The ZK-383 was designed by brothers Josef and František Koucký and is unarguably their most well known firearm. The weapon began production in 1938 and was exported to many smaller European countries since then, with most of the guns produced being supplied to the Waffen-SS of Nazi Germany. The weapon continued to be produced, albeit in small numbers, during the post-war period, with Bulgaria continuing to import the ZK-383 up until 1970, four years after production of the ZK-383 had ended. However, by that time, the ZK-383 was slowly becoming obsolete, and was being phased out in favor of smaller and lighter submachine guns that fulfilled the same purpose, such as the Škorpion and the Sa vz. 23.

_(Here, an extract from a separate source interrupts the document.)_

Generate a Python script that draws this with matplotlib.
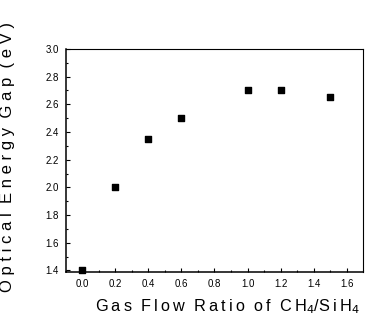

The weapon uses blowback to fire its rounds. Interestingly enough, the ZK-383 was designed to be a squad automatic weapon instead of a submachine gun despite firing a pistol-sized cartridge. For a submachine gun, the ZK-383 was heavy, but robust. The weapon unusually features a bolt weight; something not many other submachine guns, or any gun of that matter, has. The weight could be removed to adjust the rate of fire of the weapon from 500 to 700 rounds per minute. What was even more unusual was that military versions of the ZK-383 featured detachable barrels, rifle-type sights and integrated bipods, making them more akin to light machine guns like the MG 42 instead of a submachine gun.
Police variant; lacks a folding bipod and detachable barrel.
Post-war production variant; lacks a folding bipod and detachable barrel and has a forward facing underslung magazine.